AWS and Azure both made the Hadoop technology available via the Cloud in its Elastic MapReduce and HDInsight respectively. These web services make it easy to quickly and cost effectively process vast amount of data. Let us analyze some of the prime features of both:

Features of AWS EMR

  1. Amazon EMR provides a managed Hadoop framework that simplifies big data processing.
  2. Other popular distributed frameworks such as Apache Spark and Presto can also be run in Amazon EMR.
  3. Pricing of Amazon EMR is simple and predictable: Payment can be done on hourly rate. A 10-node Hadoop can be launched for as little as $0.15 per hour. Because Amazon EMR has native support for Amazon EC2 Spot and Reserved Instances, 50-80% can also be saved on the cost of the underlying instances.
  4. It also is in vogue due to its easy usage capability. When a cluster is launched on Amazon EMR the web service allocates the virtual server instances and configures them with the needed software for you. Within minutes you can have a cluster configured and ready to run your Hadoop application.
  5. It is resizable, the number of virtual clusters depending on the processing needs can be easily contracted or expanded.
  6. Amazon EMR integrates with popular business intelligence (BI) tools such as Tableau, MicroStrategy, and Datameer. For more information, see Use Business Intelligence Tools with Amazon EMR.
  7. You can run Amazon EMR in a Amazon VPC in which you configure networking and security rules. Amazon EMR also supports IAM users and roles which you can use to control access to your cluster and permissions that restrict what others can do on the cluster. For more information, see Configure Access to the Cluster.
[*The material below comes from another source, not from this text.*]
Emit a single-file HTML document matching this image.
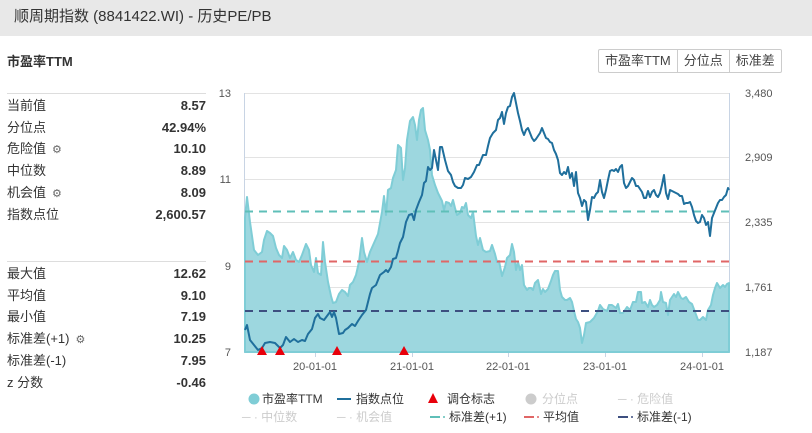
<!DOCTYPE html>
<html><head><meta charset="utf-8"><style>
body{margin:0;width:812px;height:433px;background:#fff;font-family:"Liberation Sans","Noto Sans CJK SC",sans-serif;position:relative;overflow:hidden;color:#333}
.hdr{position:absolute;left:0;top:0;width:812px;height:36px;background:#e8e8e8;font-size:15px;line-height:34px;padding-left:14px;box-sizing:border-box;color:#333}
.ttl{position:absolute;left:7px;top:51px;font-size:13px;font-weight:bold}
.btns{position:absolute;left:598px;top:49px;display:flex;border:1px solid #ccc;border-radius:2px}
.btns div{font-size:13px;padding:0 6px;height:22px;line-height:22px;border-left:1px solid #ccc;color:#444}
.btns div:first-child{border-left:none}
.row{position:absolute;left:7px;width:199px;font-size:13px;height:20px;line-height:20px}
.row b{position:absolute;right:0;top:0}
.sep{position:absolute;left:7px;width:199px;height:1px;background:#ddd}
.g{display:inline-block;font-size:11px;color:#666;margin-left:6px}
</style></head><body>
<div class="hdr">顺周期指数 (8841422.WI) - 历史PE/PB</div>
<div class="ttl">市盈率TTM</div>
<div class="btns"><div>市盈率TTM</div><div>分位点</div><div>标准差</div></div>
<div class="sep" style="top:93px"></div>
<div class="row" style="top:96px">当前值<b>8.57</b></div>
<div class="row" style="top:118px">分位点<b>42.94%</b></div>
<div class="row" style="top:139px">危险值<span class="g">⚙</span><b>10.10</b></div>
<div class="row" style="top:161px">中位数<b>8.89</b></div>
<div class="row" style="top:183px">机会值<span class="g">⚙</span><b>8.09</b></div>
<div class="row" style="top:205px">指数点位<b>2,600.57</b></div>
<div class="sep" style="top:261px"></div>
<div class="row" style="top:264px">最大值<b>12.62</b></div>
<div class="row" style="top:286px">平均值<b>9.10</b></div>
<div class="row" style="top:307px">最小值<b>7.19</b></div>
<div class="row" style="top:329px">标准差(+1)<span class="g">⚙</span><b>10.25</b></div>
<div class="row" style="top:351px">标准差(-1)<b>7.95</b></div>
<div class="row" style="top:373px">z 分数<b>-0.46</b></div>
<svg style="position:absolute;left:0;top:0" width="812" height="433" font-family="Liberation Sans,Noto Sans CJK SC,sans-serif">
<g stroke="#e3e3e3" stroke-width="1">
<line x1="245" y1="93.5" x2="729" y2="93.5"/><line x1="245" y1="179.5" x2="729" y2="179.5"/><line x1="245" y1="266.5" x2="729" y2="266.5"/>
<line x1="245" y1="157.5" x2="729" y2="157.5"/><line x1="245" y1="222.5" x2="729" y2="222.5"/><line x1="245" y1="287.5" x2="729" y2="287.5"/>
</g>
<line x1="244.5" y1="93" x2="244.5" y2="352" stroke="#c8d4e4"/>
<line x1="729.5" y1="93" x2="729.5" y2="352" stroke="#c8d4e4"/>
<line x1="244" y1="352.5" x2="730" y2="352.5" stroke="#c8d4e4"/>
<g stroke="#c8d4e4"><line x1="315.5" y1="352" x2="315.5" y2="357"/><line x1="412.5" y1="352" x2="412.5" y2="357"/><line x1="508.5" y1="352" x2="508.5" y2="357"/><line x1="605.5" y1="352" x2="605.5" y2="357"/><line x1="702.5" y1="352" x2="702.5" y2="357"/></g>
<polygon fill="#9dd7df" stroke="#7fcdd6" stroke-width="2" stroke-linejoin="round" points="245,352 245,218 247,197 250,222 254,250 258,255 262,252 264,240 267,231 270,233 273,236 276,248 279,255 282,258 284,246 287,250 290,258 293,252 296,260 299,262 302,255 306,244 309,250 311,265 314,272 316,258 318,273 321,275 323,242 325,262 328,282 331,296 333,303 336,302 339,294 342,290 345,292 348,296 350,285 353,282 356,275 359,262 362,238 364,252 367,262 370,252 374,243 378,234 382,212 384,196 386,215 388,190 391,188 393,178 396,170 398,145 401,148 403,180 405,168 407,140 410,121 413,117 415,125 417,140 419,120 421,110 423,108 425,130 428,140 430,150 432,175 435,185 438,193 442,201 444,210 446,202 449,203 451,206 453,200 455,208 457,215 460,213 462,207 464,208 466,203 468,215 471,218 473,212 476,236 478,245 480,238 483,250 486,252 490,251 492,245 495,254 497,262 499,261 502,276 505,267 507,258 510,255 512,244 514,252 516,270 518,262 520,270 522,265 524,285 527,290 529,288 531,288 533,290 535,283 538,280 541,294 543,289 545,292 548,289 551,281 553,275 555,271 558,271 560,290 562,297 565,300 567,300 570,298 572,302 574,311 576,319 578,322 580,328 582,343 584,335 586,323 590,322 594,318 598,311 600,305 603,309 607,311 609,305 612,305 616,308 618,304 620,313 623,313 627,307 630,310 633,302 636,302 638,292 641,292 642,303 645,302 648,307 650,300 652,305 654,307 657,305 660,300 661,292 663,302 666,303 668,315 670,300 672,297 674,294 676,297 678,292 681,298 683,299 686,297 689,302 692,304 695,312 698,320 700,320 703,317 706,320 708,310 711,305 713,295 715,288 717,283 720,288 723,285 725,287 727,284 729,283 729,352"/>
<g stroke-width="2" stroke-dasharray="8,6" fill="none">
<line x1="245" y1="211.5" x2="729" y2="211.5" stroke="#5fbfb8"/>
<line x1="245" y1="261.5" x2="729" y2="261.5" stroke="#e06666"/>
<line x1="245" y1="311" x2="729" y2="311" stroke="#3d4f80"/>
</g>
<polyline fill="none" stroke="#1f6f9c" stroke-width="2" stroke-linejoin="round" points="245,330 247,325 250,340 254,345 258,350 262,348 265,343 270,342 275,343 280,348 283,345 286,337 290,342 294,339 298,342 302,340 305,341 308,334 312,329 315,318 318,314 320,318 324,320 327,316 330,312 332,317 334,312 336,318 339,334 343,333 345,330 348,328 352,324 355,326 358,321 362,315 366,310 368,302 370,294 372,288 376,285 380,275 384,272 386,270 388,272 391,267 393,259 396,258 398,251 400,243 403,237 406,222 409,215 412,214 414,220 416,210 419,202 422,195 424,183 426,181 428,167 430,170 432,168 434,150 436,160 438,170 440,147 442,147 445,160 448,171 451,175 453,182 455,186 458,188 461,188 463,185 465,178 468,179 471,177 474,172 477,165 479,165 481,160 483,155 486,155 488,146 490,138 493,133 496,130 498,120 500,118 502,112 504,124 506,113 508,107 510,106 512,97 514,93 516,103 518,113 520,121 522,130 524,135 526,130 528,128 530,133 532,138 534,141 536,139 538,136 540,133 542,128 544,133 546,138 548,139 550,142 552,143 554,150 556,154 558,160 560,173 562,175 564,172 566,174 568,167 570,178 572,173 574,186 576,172 578,193 580,198 582,206 584,200 586,202 588,220 590,210 592,197 594,198 596,194 598,192 600,180 602,192 604,198 606,190 608,180 610,171 612,170 614,171 616,169 618,172 620,167 622,165 624,183 626,188 628,186 630,182 632,178 634,180 636,186 638,186 642,192 644,198 646,198 648,191 650,197 652,192 654,190 656,195 658,197 660,193 662,185 664,175 666,193 668,199 670,190 672,191 676,193 678,194 680,196 682,196 684,204 686,203 688,203 690,202 692,207 694,215 696,221 698,223 700,222 702,215 704,218 706,225 708,222 710,236 712,218 714,213 716,208 718,203 720,200 722,200 724,197 726,195 728,188 729,190"/>
<g fill="#e8000b"><polygon points="262,346 257,355 267,355"/><polygon points="280,346 275,355 285,355"/><polygon points="337,346 332,355 342,355"/><polygon points="404,346 399,355 409,355"/></g>
<g font-size="11" fill="#555">
<text x="231" y="97" text-anchor="end">13</text><text x="231" y="183" text-anchor="end">11</text><text x="231" y="270" text-anchor="end">9</text><text x="231" y="356" text-anchor="end">7</text>
<text x="745" y="97">3,480</text><text x="745" y="161">2,909</text><text x="745" y="226">2,335</text><text x="745" y="291">1,761</text><text x="745" y="356">1,187</text>
<text x="315" y="370" text-anchor="middle">20-01-01</text><text x="412" y="370" text-anchor="middle">21-01-01</text><text x="508" y="370" text-anchor="middle">22-01-01</text><text x="605" y="370" text-anchor="middle">23-01-01</text><text x="702" y="370" text-anchor="middle">24-01-01</text>
</g>
<g font-size="12">
<circle cx="254" cy="399" r="5.5" fill="#7fcdd6"/><text x="262" y="403" fill="#333">市盈率TTM</text>
<line x1="337" y1="399" x2="351" y2="399" stroke="#1f6f9c" stroke-width="2"/><text x="356" y="403" fill="#333">指数点位</text>
<polygon points="433,393 428,403 438,403" fill="#e8000b"/><text x="447" y="403" fill="#333">调仓标志</text>
<circle cx="531" cy="399" r="5.5" fill="#ccc"/><text x="542" y="403" fill="#ccc">分位点</text>
<text x="618" y="403" fill="#ccc">─ · 危险值</text>
<text x="242" y="421" fill="#ccc">─ · 中位数</text>
<text x="337" y="421" fill="#ccc">─ · 机会值</text>
<line x1="430" y1="417" x2="440" y2="417" stroke="#5fbfb8" stroke-width="2"/><circle cx="444" cy="417" r="1" fill="#5fbfb8"/><text x="449" y="421" fill="#333">标准差(+1)</text>
<line x1="524" y1="417" x2="534" y2="417" stroke="#e06666" stroke-width="2"/><circle cx="538" cy="417" r="1" fill="#e06666"/><text x="543" y="421" fill="#333">平均值</text>
<line x1="618" y1="417" x2="628" y2="417" stroke="#3d4f80" stroke-width="2"/><circle cx="632" cy="417" r="1" fill="#3d4f80"/><text x="637" y="421" fill="#333">标准差(-1)</text>
</g>
</svg>
</body></html>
Features of Azure HDInsight

  1. Azure HDInsight is a service that provisions Apache Hadoop in the Azure cloud, providing a software framework designed to manage, analyze and report on big data.
  2. HDInsight clusters are configured to store data directly in Azure Blob storage, which provides low latency and increased elasticity in performance and cost choices.
  3. Unlike the first edition of HDInsight , now it is delivered on Linux – as Hadoop should be, which means access to to HDP features. The cluster can be accessed via Ambari in the web browser, or directly via SSH.
  4. HDInsight has always been an elastic platform for data processing. In today’s platform, it’s even more scalable. Not only can nodes be added and removed from a running cluster, but individual node size can be controlled which means the cluster can be highly optimized to run the specific jobs that are scheduled.
  5. In its initial form, there were many options for developing HDInsight processing jobs. Today, however, there are really great options available that enable developers to build data processing applications in whatever environment they prefer. For Windows developers, HDInsight has a rich plugin for Visual Studio that supports the creation of Hive, Pig, and Storm applications. For Linux or Windows developers, HDInsight has plugins for both IntelliJ IDEA and Eclipse, two very popular open-source Java IDE platforms. HDInsight also supports PowerShell, Bash, and Windows command inputs to allow for scripting of job workflows.

Effective service with best pricing always wins the deal, and AWS is leading the cost wars for last few years with all the competitors, not just Microsoft. Reasons behind its success is a free tier of business application operation, which includes EMR implementation that lasts for one year from sign-up. That allows you to grow your application, understand its long-term scope including spikes and dips, and then budget accordingly.

The one place where Azure HDInsight may pull ahead is in end-user tools. If your Big Data analytics team is using Excel as its front-end analysis tool, then Azure delivers a Hive ODBC driver and a Hive add-on for Excel. That’s a smart move on Azure’s part, but it can be duplicated on EMR with some front-end planning.

Whether Azure, SQL Server and Excel can really compete in BI against competition like that is definitely still up in the air. Azure needs to prove itself at the service level, not just as the infrastructure as a service (IaaS) and cloud storage provider it’s been so far.

Conclusion

Anything you select will be determined by your specific needs, and the type of workloads you have to manage. It may even be the case that different services will suit the requirements of different divisions, within the one enterprise.

Hopefully, this comparative guide will assist you, in making the right choice.